Fwd: Re: HTML5 review comments

[resent to get it into tracker]
i18n-ISSUE-77: HTTP and defaulting to UTF-16LE

Date: Thu, 21 Jul 2011 18:41:45 +0900
From: "Martin J. Dürst" <duerst@it.aoyama.ac.jp>
Organization: Aoyama Gakuin University
To: Richard Ishida <ishida@w3.org>
CC: public-i18n-core@w3.org <public-i18n-core@w3.org>

Hello Richard,

On 2011/07/20 23:55, Richard Ishida wrote:

> 8.2.2.2 Character encodings
> http://www.w3.org/TR/html5/parsing.html#character-encodings-0
>
> "When a user agent is to use the UTF-16 encoding but no BOM has been
> found, user agents must default to UTF-16LE."
>
> If the HTTP header declares the file to be UTF-16BE, which I believe it
> can, and in which case a BOM should *not* be used, then I think that
> this would not be true.

This strictly depends on what "the UTF-16 encoding" means in the
sentence you cite. If it means "the encoding labeled as 'UTF-16'", then
this doesn't include encodings labeled UTF-16BE, and therefore there is
no problem. If "the UTF-16 encoding" means "any encoding that works like
UTF-16, independent of the label and other details", then you are right.
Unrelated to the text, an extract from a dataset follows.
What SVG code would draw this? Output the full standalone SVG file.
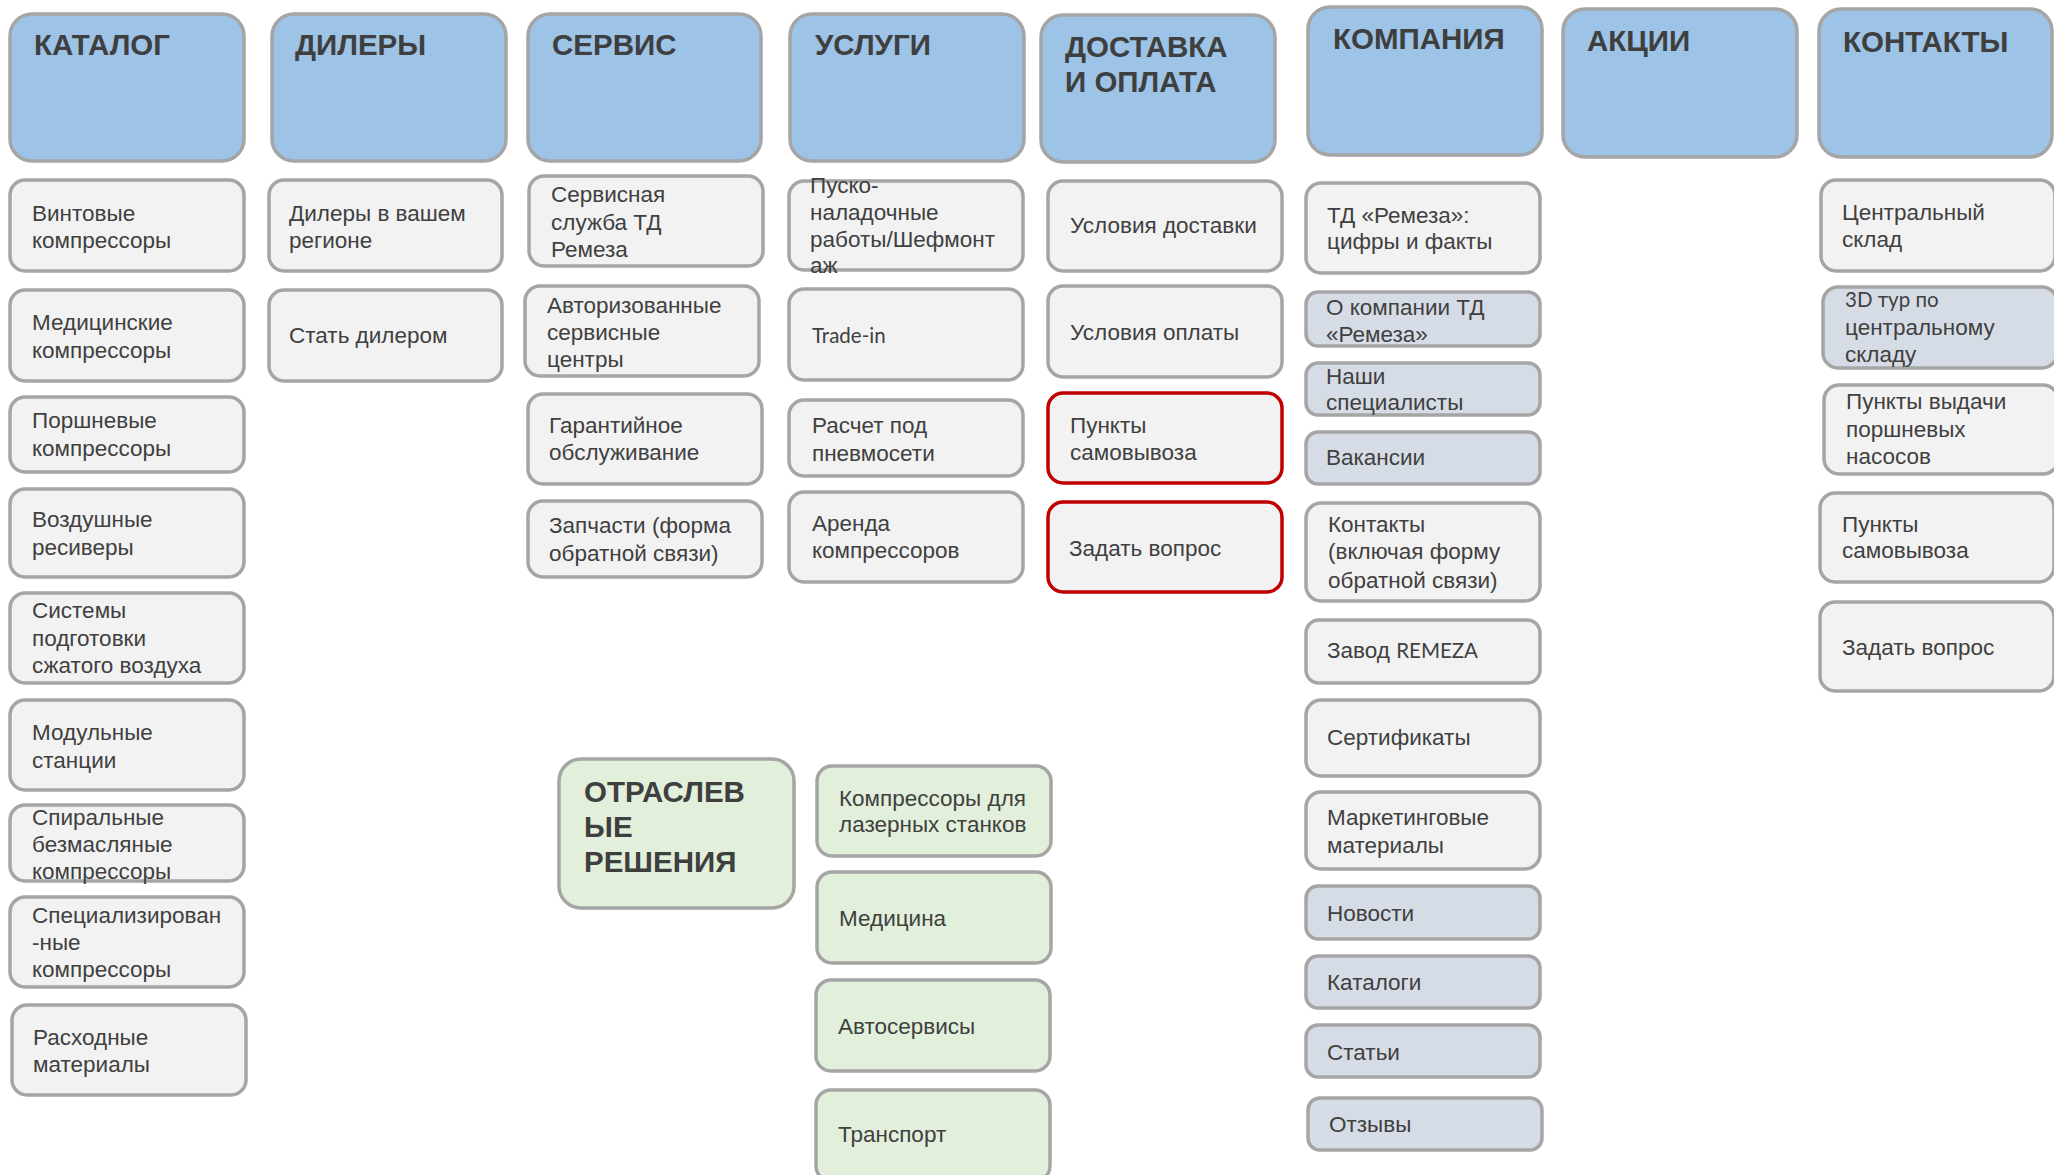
<svg xmlns="http://www.w3.org/2000/svg" width="2054" height="1175" viewBox="0 0 2054 1175">
<style>
rect{stroke:#A5A5A5;stroke-width:3.5}
.hdr{fill:#9DC3E6}
.itm{fill:#F2F2F2}
.blu{fill:#D6DCE5}
.grn{fill:#E2EFDA}
.red{fill:#F2F2F2;stroke:#C00000}
text{font-family:"Liberation Sans",Arial,sans-serif;font-size:22.5px;fill:#404040}
.h{font-weight:bold;font-size:29.5px;fill:#3F3F3F}
.c{font-family:Lato,"Liberation Sans",sans-serif;font-size:20.5px}
</style>
<rect x="0" y="0" width="2054" height="1175" fill="#FFFFFF" style="stroke:none"/>
<g id="connectors"></g>

<!-- Headers -->
<g id="h-katalog"><rect class="hdr" x="10" y="14" width="234" height="147" rx="22"/><text class="h" x="34" y="55">КАТАЛОГ</text></g>
<g id="h-dilery"><rect class="hdr" x="272" y="14" width="234" height="147" rx="22"/><text class="h" x="295" y="55">ДИЛЕРЫ</text></g>
<g id="h-servis"><rect class="hdr" x="528" y="14" width="233" height="147" rx="22"/><text class="h" x="552" y="55">СЕРВИС</text></g>
<g id="h-uslugi"><rect class="hdr" x="790" y="14" width="234" height="147" rx="22"/><text class="h" x="815" y="55">УСЛУГИ</text></g>
<g id="h-dostavka"><rect class="hdr" x="1041" y="15" width="234" height="147" rx="22"/><text class="h" x="1065" y="57">ДОСТАВКА</text><text class="h" x="1065" y="92">И ОПЛАТА</text></g>
<g id="h-kompania"><rect class="hdr" x="1308" y="7" width="234" height="148" rx="22"/><text class="h" x="1333" y="49">КОМПАНИЯ</text></g>
<g id="h-akcii"><rect class="hdr" x="1563" y="9" width="234" height="148" rx="22"/><text class="h" x="1587" y="51">АКЦИИ</text></g>
<g id="h-kontakty"><rect class="hdr" x="1819" y="9" width="233" height="148" rx="22"/><text class="h" x="1843" y="52">КОНТАКТЫ</text></g>

<!-- КАТАЛОГ -->
<g id="k1"><rect class="itm" x="10" y="180" width="234" height="91" rx="15"/><text x="32" y="221">Винтовые</text><text x="32" y="248">компрессоры</text></g>
<g id="k2"><rect class="itm" x="10" y="290" width="234" height="91" rx="15"/><text x="32" y="330">Медицинские</text><text x="32" y="358">компрессоры</text></g>
<g id="k3"><rect class="itm" x="10" y="397" width="234" height="75" rx="15"/><text x="32" y="428">Поршневые</text><text x="32" y="456">компрессоры</text></g>
<g id="k4"><rect class="itm" x="10" y="489" width="234" height="88" rx="15"/><text x="32" y="527">Воздушные</text><text x="32" y="555">ресиверы</text></g>
<g id="k5"><rect class="itm" x="10" y="593" width="234" height="90" rx="15"/><text x="32" y="618">Системы</text><text x="32" y="646">подготовки</text><text x="32" y="673">сжатого воздуха</text></g>
<g id="k6"><rect class="itm" x="10" y="700" width="234" height="90" rx="15"/><text x="32" y="740">Модульные</text><text x="32" y="768">станции</text></g>
<g id="k7"><rect class="itm" x="10" y="805" width="234" height="76" rx="15"/><text x="32" y="825">Спиральные</text><text x="32" y="852">безмасляные</text><text x="32" y="879">компрессоры</text></g>
<g id="k8"><rect class="itm" x="10" y="897" width="234" height="90" rx="15"/><text x="32" y="923">Специализирован</text><text x="32" y="950">-ные</text><text x="32" y="977">компрессоры</text></g>
<g id="k9"><rect class="itm" x="12" y="1005" width="234" height="90" rx="15"/><text x="33" y="1045">Расходные</text><text x="33" y="1072">материалы</text></g>

<!-- ДИЛЕРЫ -->
<g id="d1"><rect class="itm" x="269" y="180" width="233" height="91" rx="15"/><text x="289" y="221">Дилеры в вашем</text><text x="289" y="248">регионе</text></g>
<g id="d2"><rect class="itm" x="269" y="290" width="233" height="91" rx="15"/><text x="289" y="343">Стать дилером</text></g>

<!-- СЕРВИС -->
<g id="s1"><rect class="itm" x="529" y="176" width="234" height="90" rx="15"/><text x="551" y="202">Сервисная</text><text x="551" y="230">служба ТД</text><text x="551" y="257">Ремеза</text></g>
<g id="s2"><rect class="itm" x="525" y="286" width="234" height="90" rx="15"/><text x="547" y="313">Авторизованные</text><text x="547" y="340">сервисные</text><text x="547" y="367">центры</text></g>
<g id="s3"><rect class="itm" x="528" y="394" width="234" height="90" rx="15"/><text x="549" y="433">Гарантийное</text><text x="549" y="460">обслуживание</text></g>
<g id="s4"><rect class="itm" x="528" y="501" width="234" height="76" rx="15"/><text x="549" y="533">Запчасти (форма</text><text x="549" y="561">обратной связи)</text></g>

<!-- УСЛУГИ -->
<g id="u1"><rect class="itm" x="789" y="181" width="234" height="89" rx="15"/><text x="810" y="193">Пуско-</text><text x="810" y="220">наладочные</text><text x="810" y="247">работы/Шефмонт</text><text x="810" y="273">аж</text></g>
<g id="u2"><rect class="itm" x="789" y="289" width="234" height="91" rx="15"/><text class="c" x="812" y="343">Trade-in</text></g>
<g id="u3"><rect class="itm" x="789" y="400" width="234" height="76" rx="15"/><text x="812" y="433">Расчет под</text><text x="812" y="461">пневмосети</text></g>
<g id="u4"><rect class="itm" x="789" y="492" width="234" height="90" rx="15"/><text x="812" y="531">Аренда</text><text x="812" y="558">компрессоров</text></g>

<!-- ДОСТАВКА -->
<g id="p1"><rect class="itm" x="1048" y="181" width="234" height="90" rx="15"/><text x="1070" y="233">Условия доставки</text></g>
<g id="p2"><rect class="itm" x="1048" y="286" width="234" height="91" rx="15"/><text x="1070" y="340">Условия оплаты</text></g>
<g id="p3"><rect class="red" x="1048" y="393" width="234" height="90" rx="15"/><text x="1070" y="433">Пункты</text><text x="1070" y="460">самовывоза</text></g>
<g id="p4"><rect class="red" x="1048" y="502" width="234" height="90" rx="15"/><text x="1069" y="556">Задать вопрос</text></g>

<!-- КОМПАНИЯ -->
<g id="c1"><rect class="itm" x="1306" y="183" width="234" height="90" rx="15"/><text x="1327" y="223">ТД «Ремеза»:</text><text x="1327" y="249">цифры и факты</text></g>
<g id="c2"><rect class="blu" x="1306" y="292" width="234" height="54" rx="12"/><text x="1326" y="315">О компании ТД</text><text x="1326" y="342">«Ремеза»</text></g>
<g id="c3"><rect class="blu" x="1306" y="363" width="234" height="52" rx="12"/><text x="1326" y="384">Наши</text><text x="1326" y="410">специалисты</text></g>
<g id="c4"><rect class="blu" x="1306" y="432" width="234" height="52" rx="12"/><text x="1326" y="465">Вакансии</text></g>
<g id="c5"><rect class="itm" x="1306" y="503" width="234" height="98" rx="15"/><text x="1328" y="532">Контакты</text><text x="1328" y="559">(включая форму</text><text x="1328" y="588">обратной связи)</text></g>
<g id="c6"><rect class="itm" x="1306" y="620" width="234" height="63" rx="13"/><text x="1327" y="658">Завод <tspan class="c">REMEZA</tspan></text></g>
<g id="c7"><rect class="itm" x="1306" y="700" width="234" height="76" rx="15"/><text x="1327" y="745">Сертификаты</text></g>
<g id="c8"><rect class="itm" x="1306" y="792" width="234" height="77" rx="15"/><text x="1327" y="825">Маркетинговые</text><text x="1327" y="853">материалы</text></g>
<g id="c9"><rect class="blu" x="1306" y="886" width="234" height="53" rx="12"/><text x="1327" y="921">Новости</text></g>
<g id="c10"><rect class="blu" x="1306" y="956" width="234" height="52" rx="12"/><text x="1327" y="990">Каталоги</text></g>
<g id="c11"><rect class="blu" x="1306" y="1025" width="234" height="52" rx="12"/><text x="1327" y="1060">Статьи</text></g>
<g id="c12"><rect class="blu" x="1308" y="1098" width="234" height="52" rx="12"/><text x="1329" y="1132">Отзывы</text></g>

<!-- КОНТАКТЫ -->
<g id="t1"><rect class="itm" x="1821" y="180" width="234" height="91" rx="15"/><text x="1842" y="220">Центральный</text><text x="1842" y="247">склад</text></g>
<g id="t2"><rect class="blu" x="1823" y="287" width="234" height="81" rx="15"/><text class="c" x="1845" y="307">3D тур по</text><text x="1845" y="335">центральному</text><text x="1845" y="362">складу</text></g>
<g id="t3"><rect class="itm" x="1824" y="385" width="234" height="89" rx="15"/><text x="1846" y="409">Пункты выдачи</text><text x="1846" y="437">поршневых</text><text x="1846" y="464">насосов</text></g>
<g id="t4"><rect class="itm" x="1820" y="493" width="234" height="89" rx="15"/><text x="1842" y="532">Пункты</text><text x="1842" y="558">самовывоза</text></g>
<g id="t5"><rect class="itm" x="1820" y="602" width="234" height="89" rx="15"/><text x="1842" y="655">Задать вопрос</text></g>

<!-- ОТРАСЛЕВЫЕ РЕШЕНИЯ -->
<g id="h-otrasl"><rect class="grn" x="559" y="759" width="235" height="149" rx="22"/><text class="h" x="584" y="802">ОТРАСЛЕВ</text><text class="h" x="584" y="837">ЫЕ</text><text class="h" x="584" y="872">РЕШЕНИЯ</text></g>
<g id="g1"><rect class="grn" x="817" y="766" width="234" height="90" rx="15"/><text x="839" y="806">Компрессоры для</text><text x="839" y="832">лазерных станков</text></g>
<g id="g2"><rect class="grn" x="817" y="872" width="234" height="91" rx="15"/><text x="839" y="926">Медицина</text></g>
<g id="g3"><rect class="grn" x="816" y="980" width="234" height="91" rx="15"/><text x="838" y="1034">Автосервисы</text></g>
<g id="g4"><rect class="grn" x="816" y="1090" width="234" height="91" rx="15"/><text x="838" y="1142">Транспорт</text></g>
</svg>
My impression from reading "8.2.2.2 Character encodings" is that it's
talking about the encoding labeled "UTF-16", but it might be helpful to
check and/or clarify.

UTF-16 is a very special case (UTF-32 has similar issues, but is much
less important in practice, in particular across the network), because
it's easy to mix up UTF-16 the general encoding method used for Unicode
with code units of 16 bits and 'UTF-16' the character encoding (charset)
label. (Also, in implementations, it's sometimes important to be able to
separately set "BOM/noBOM", "LE/BE", and the actual label, which is
difficult if a converter or output routine only takes a 'charset' label
as a parameter.)

> If the HTTP header declares the file to be
> UTF-16, then there must be a BOM, so I assume that this is a recovery
> mechanism if someone does declare UTF-16 in HTTP but omits the BOM. I'd
> think that some kind of error message would be in order though.

You want an error message like "missing BOM on UTF-16 page"? That's good
for a validator, but not for a browser.


...

Regards,    Martin.

Received on Monday, 25 July 2011 07:28:35 UTC